The Case for Journeying with Families
No one picked up my phone calls. No one answered the door.
The boy was missing, my phone was running low on battery, my palms were sweaty, my heart was racing.
One of my client’s children had not attended the After-School Care centre for two days. I rang the father and he’d curtly said that the boy was home and hung up. Subsequent calls went to voicemail.
I rushed down to the home. My knocks were met with silence. I was exasperated.
After much panicked searching, the boy turned out to be at his grandmother’s house. He’d stayed there for two days without anyone knowing. I was relieved that he was safe, but troubled that the father didn’t seem to care about his missing child.
It’s cases like these that make my heart go out to the families in Singapore.
There’s no denying that there are multi-stressed families in our community. They often go by unnoticed, invisible. There is a plethora of funds and services that families can tap on to alleviate their situation, but in this complex landscape, the unfamiliar and weary may find it difficult to navigate. That’s where case management comes in.
It all started a time ago
I stumbled upon case management some seven years ago when I discovered that I enjoy bringing people together. A Case Manager first understands the needs of the client and prioritises them, then connects them with the relevant resources and checks in regularly to ensure that they are receiving the help they need. Morning Star deals with cases that are flagged up by our After-School Care, CareNights, NOVA Learning Intervention Programme and Family Wellness Division.
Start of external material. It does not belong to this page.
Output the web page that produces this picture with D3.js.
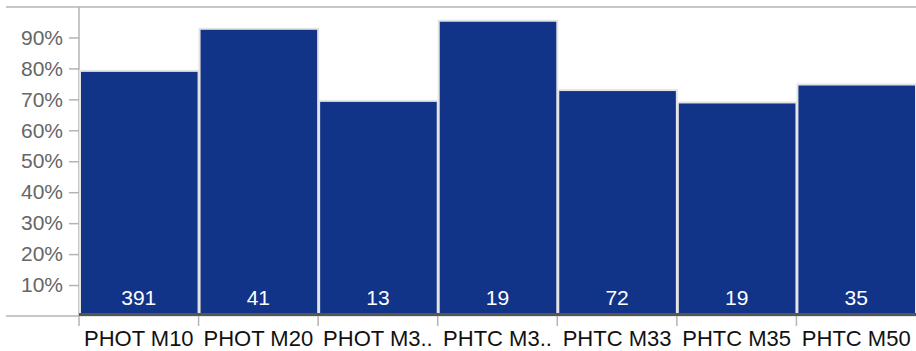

I like to think of myself as being the guide for individuals or families in the community. As we journey up the mountain together, we tackle financial boulders and brave relational storms.
It gets tricky
No two days are the same. Some days are stormier than others. The challenge comes when the parent and child have different expectations of each other.
The parent may seek a ‘quick fix’ to magically change their child’s behaviour, but I am no shaman. Relationships take time to build. The child, on the other hand, may think that Mummy or Daddy will understand her need for attention if she throws a tantrum. It hardly ever plays out that way.
One child had not seen her mother for two weeks because of her new work schedule, but she was afraid to tell Mummy. She grew moody and refused to cooperate, disrupting her classes in school. Her behaviour was brought to our attention and I met with the girl and her mother to help bridge the communication gap.
Sometimes children appear to have a lot of behavioural issues, but if you take the time to understand them deeper, you may realise that the behaviour is a manifestation of their cry for attention or help. They could just be afraid or uncertain of how to voice their feelings.
It’s always a blessing
When I see a family get back on their feet and renew their strength to go on, I am reminded that people are more resilient than we think.
One mother was working ten to thirteen hours a day, her husband was unemployed and the children had been eating biscuits for a week. She did not know about social services, so I linked her up with a family service centre and we were able to provide a care package for the family. Now the mother is more forthcoming and she approaches us when she needs help. The children benefit from the school pocket money fund and are happier at home.
Receiving help doesn’t just change the family’s situation; it changes their mindset. When they suddenly realise they aren’t alone and help is there if they only reach out, it takes away the sense of gloom and spurs them on; they are empowered to overcome their situation.
Journeying with a family as a Case Manager can be a steep climb, but it is worth it when you look back from the peak and see how far you’ve come together.
In the end, the best thing we can do for our children is just to take time to understand them and show that we love and care for them.